=== Data section ===
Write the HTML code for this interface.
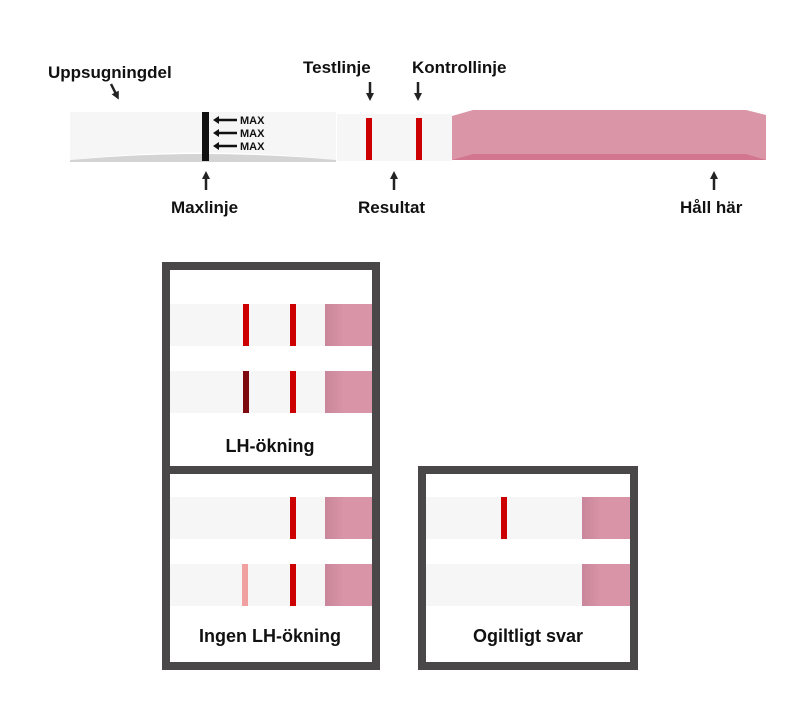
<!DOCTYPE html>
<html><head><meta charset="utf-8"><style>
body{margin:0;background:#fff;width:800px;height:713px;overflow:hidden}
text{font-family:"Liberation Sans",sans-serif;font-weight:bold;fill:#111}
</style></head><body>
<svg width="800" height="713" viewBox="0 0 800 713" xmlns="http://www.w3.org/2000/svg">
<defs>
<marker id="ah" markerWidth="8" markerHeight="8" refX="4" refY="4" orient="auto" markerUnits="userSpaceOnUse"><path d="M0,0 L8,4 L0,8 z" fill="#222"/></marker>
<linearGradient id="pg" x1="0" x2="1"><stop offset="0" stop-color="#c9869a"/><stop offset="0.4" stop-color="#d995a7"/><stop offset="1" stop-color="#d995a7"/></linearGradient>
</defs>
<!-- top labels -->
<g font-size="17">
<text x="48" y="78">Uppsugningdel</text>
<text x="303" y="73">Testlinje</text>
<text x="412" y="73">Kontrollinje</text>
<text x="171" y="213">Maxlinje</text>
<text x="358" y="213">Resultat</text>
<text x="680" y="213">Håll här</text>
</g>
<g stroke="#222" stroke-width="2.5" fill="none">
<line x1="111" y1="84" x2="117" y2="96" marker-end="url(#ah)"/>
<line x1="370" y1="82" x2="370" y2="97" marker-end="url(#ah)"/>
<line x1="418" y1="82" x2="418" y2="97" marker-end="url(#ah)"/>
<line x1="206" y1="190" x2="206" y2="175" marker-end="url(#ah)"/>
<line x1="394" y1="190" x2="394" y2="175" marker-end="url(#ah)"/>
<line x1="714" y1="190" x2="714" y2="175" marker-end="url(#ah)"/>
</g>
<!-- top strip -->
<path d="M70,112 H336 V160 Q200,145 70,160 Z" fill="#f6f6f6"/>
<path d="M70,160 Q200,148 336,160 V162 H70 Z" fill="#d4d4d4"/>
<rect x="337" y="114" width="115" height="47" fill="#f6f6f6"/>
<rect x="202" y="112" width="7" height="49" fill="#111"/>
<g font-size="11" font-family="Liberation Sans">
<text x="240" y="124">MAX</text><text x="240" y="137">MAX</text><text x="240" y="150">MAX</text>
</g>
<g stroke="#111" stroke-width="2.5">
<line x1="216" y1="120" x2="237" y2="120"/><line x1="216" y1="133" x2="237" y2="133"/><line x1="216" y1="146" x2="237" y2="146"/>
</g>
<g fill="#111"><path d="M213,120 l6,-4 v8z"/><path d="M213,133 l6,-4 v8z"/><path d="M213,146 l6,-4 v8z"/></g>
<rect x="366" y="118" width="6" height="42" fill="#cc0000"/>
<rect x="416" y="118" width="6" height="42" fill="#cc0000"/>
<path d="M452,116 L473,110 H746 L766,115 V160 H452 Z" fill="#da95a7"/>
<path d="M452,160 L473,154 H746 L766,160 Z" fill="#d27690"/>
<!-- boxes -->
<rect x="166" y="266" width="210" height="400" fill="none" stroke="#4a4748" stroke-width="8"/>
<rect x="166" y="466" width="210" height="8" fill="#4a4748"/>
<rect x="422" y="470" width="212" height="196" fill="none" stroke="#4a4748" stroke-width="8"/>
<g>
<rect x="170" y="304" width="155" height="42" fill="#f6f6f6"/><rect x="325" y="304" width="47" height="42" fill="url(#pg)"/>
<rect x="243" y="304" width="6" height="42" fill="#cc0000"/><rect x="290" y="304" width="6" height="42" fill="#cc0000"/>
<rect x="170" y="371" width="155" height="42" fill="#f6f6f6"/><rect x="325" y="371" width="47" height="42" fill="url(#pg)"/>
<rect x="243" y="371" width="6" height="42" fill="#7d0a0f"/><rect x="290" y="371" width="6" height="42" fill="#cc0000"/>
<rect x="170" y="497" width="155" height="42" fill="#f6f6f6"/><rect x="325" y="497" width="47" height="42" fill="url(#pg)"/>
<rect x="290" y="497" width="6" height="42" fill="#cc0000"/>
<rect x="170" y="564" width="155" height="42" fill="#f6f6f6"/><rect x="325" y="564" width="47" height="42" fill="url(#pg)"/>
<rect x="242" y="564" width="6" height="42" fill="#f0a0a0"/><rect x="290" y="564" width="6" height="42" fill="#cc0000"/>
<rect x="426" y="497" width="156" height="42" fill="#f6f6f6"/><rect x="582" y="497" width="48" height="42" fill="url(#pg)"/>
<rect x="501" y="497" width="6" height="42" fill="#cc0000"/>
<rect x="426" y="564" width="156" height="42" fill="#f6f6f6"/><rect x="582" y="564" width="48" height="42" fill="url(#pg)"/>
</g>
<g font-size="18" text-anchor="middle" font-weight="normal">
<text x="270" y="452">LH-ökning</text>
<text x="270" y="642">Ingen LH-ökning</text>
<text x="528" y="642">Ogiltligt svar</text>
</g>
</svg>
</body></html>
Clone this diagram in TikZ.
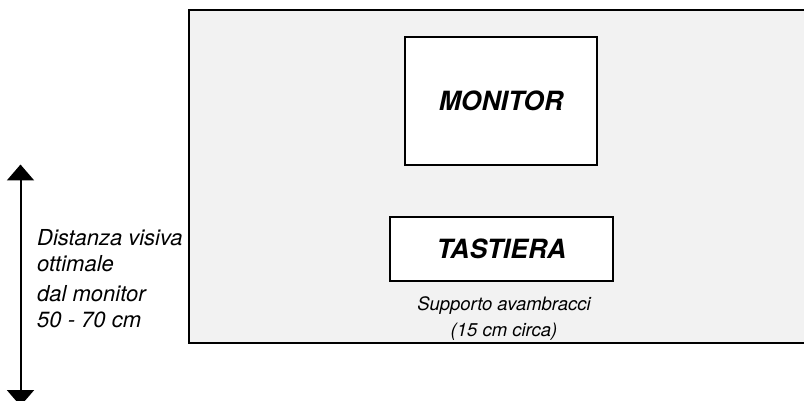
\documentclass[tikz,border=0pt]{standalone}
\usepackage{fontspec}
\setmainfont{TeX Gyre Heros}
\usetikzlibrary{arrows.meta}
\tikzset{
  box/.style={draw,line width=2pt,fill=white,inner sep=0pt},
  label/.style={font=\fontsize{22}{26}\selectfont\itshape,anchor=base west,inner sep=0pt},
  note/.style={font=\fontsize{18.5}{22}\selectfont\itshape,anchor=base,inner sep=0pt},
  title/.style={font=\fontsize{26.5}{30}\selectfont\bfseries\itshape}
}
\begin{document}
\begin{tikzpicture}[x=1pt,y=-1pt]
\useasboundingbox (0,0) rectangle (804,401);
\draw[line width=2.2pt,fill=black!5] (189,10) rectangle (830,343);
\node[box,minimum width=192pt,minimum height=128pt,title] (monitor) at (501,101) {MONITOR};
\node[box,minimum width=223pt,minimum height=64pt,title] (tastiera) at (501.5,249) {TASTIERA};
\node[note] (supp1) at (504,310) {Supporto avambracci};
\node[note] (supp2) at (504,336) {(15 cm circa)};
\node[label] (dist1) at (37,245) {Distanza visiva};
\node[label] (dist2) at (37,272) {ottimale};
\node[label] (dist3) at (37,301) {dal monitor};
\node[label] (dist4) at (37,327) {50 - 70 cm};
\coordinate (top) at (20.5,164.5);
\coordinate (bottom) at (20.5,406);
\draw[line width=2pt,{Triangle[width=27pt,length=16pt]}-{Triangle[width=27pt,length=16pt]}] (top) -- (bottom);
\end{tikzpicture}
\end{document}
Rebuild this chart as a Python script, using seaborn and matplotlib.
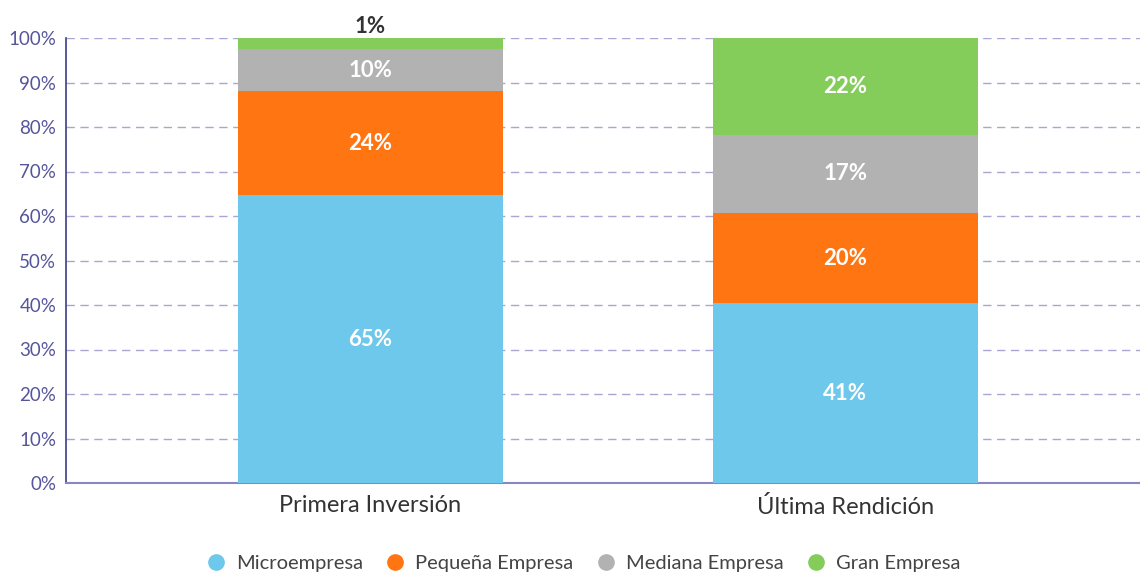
===
→ **Given instruction**: Return each line that includes "this".

→ **Result**:
Write the HTML code for this interface.
Clone this diagram in TikZ.
Rebuild this chart as a Python script, using seaborn and matplotlib.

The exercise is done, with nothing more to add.